My generation, by which I mean the generation which came into political and social consciousness in the 1960s, was lucky in the sense that we had many real heroes, men and women from whom we drew inspiration, who made us feel that the best was within reach and that God’s mission on earth was achievable by doing good. They did not come any greater than John F. Kennedy, Robert Kennedy, Martin Luther King, Jr., Malcolm X, Kwame Nkrumah, Patrick Lumumba, Nelson Mandela, Kaduna Nzeogwu, Francis Fajuyi and yes, Mohammed Ali (the Greatest boxer of all times). It was also the age of independence for African states, an age that liberated not just territories but the can-do spirit of the whole world.
It reminded us of the can-do and elevating atmosphere prevalent in the court of King Arthur and his knights of the roundtable. That Court was known as Camelot.
But it was also an unfortunate generation because we watched helplessly as each one of our heroes was assassinated, overthrown, and incarcerated. It was a generation that watched as dreams were aborted. We watched as the dreams of independence turned into the nightmare of massacres, genocide, civil wars and kleptocracy.
Now, the last of the Camelot Titans, Mohammed Ali, is gone, just gone.
I met Ali only once in Lagos during the Shehu Shagari period. The United States under President Jimmy Carter was trying to organise a boycott of the 1980 Olympic Games then due to be held in Moscow. Ali was sent by the Carter Administration to lobby African states to join in the boycott. I was still at the Institute of International Affairs as the Director-General and Professor Isaya Audu was the Foreign Minister.
I turned up in Professor Audu’s office on appointment only to be told to wait a while as an unexpected visitor had shown up. Soon, the door opened and I leapt up as Ali floated out in a boxing posture as he exited the Foreign Minister’s office. Then, we shook hands.
Professor Audu said jokingly that Ali should seek to persuade me about the Moscow boycott. That Ali went on diplomatic missions on behalf of the US showed that even though he was against the Vietnam War and was against racism in the US, he was not against the country. He had a presence and a charm that masked the gritty determination of his beliefs. Ali showed a more profound and nuanced opposition to racism in the US than most of the leaders of the anti-discrimination movements.
The singular act of changing his name from Cassius Clay Jr. to Mohammed Ali sent a more powerful message as a symbolic message than a thousand marches. Ali was probably, actually definitely, not aware of the linkage between Islam and Arab slave trade in Africa. A later awareness of this in his later years might account for his switch from Sunni Islam to Surfism (another variant of Islam).
Ali was a master of the grand gesture, gestures timed for maximum effect. Without a university education, let alone any specialisation in psychology, he used psychology to devastating effect against his opponents before they even climbed into the ring.
Ali, the master performer, elevated boxing from the basement of the poor to the sitting room of royalty and billionaires. Boxing will miss him; sports will miss him; humanity will miss him.

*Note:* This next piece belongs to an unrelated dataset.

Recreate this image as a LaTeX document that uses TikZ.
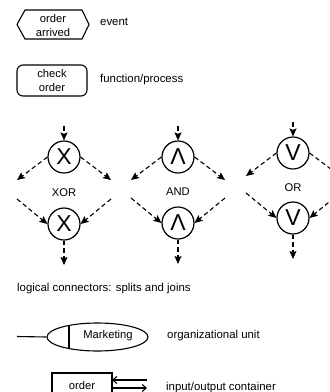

He survived in spite of the fact that he did not play safe. He took on the American system when in 1964, he changed his name from Cassius Clay to Mohammed Ali after joining the Nation of Islam otherwise called the NOI and when he refused to fight in the Vietnam War.
Those who took on the system especially in the 60s and the 70s usually paid with their lives as one hero after another got hunted down by the invisible forces that formed the underbelly of rapacious and vicious system. Mohammed Ali survived.
The death of our heroes, speaking for my generation, did not kill our dreams.Those who kill often do not realise that dreams cannot be killed. They sow seeds that germinate over time and hopefully serve to inspire another generation.
You said you were the Greatest. So say we all. Your death brings to mind the immortal words of John Donne in his poem, “For whom the bell tolls”, when he wrote, “No man is an island, entire of itself; every man is a piece of the continent, a part of the main…any man’s death diminishes me, because I am involved in mankind, and therefore never send to know for whom the bells tolls, it tolls for thee.”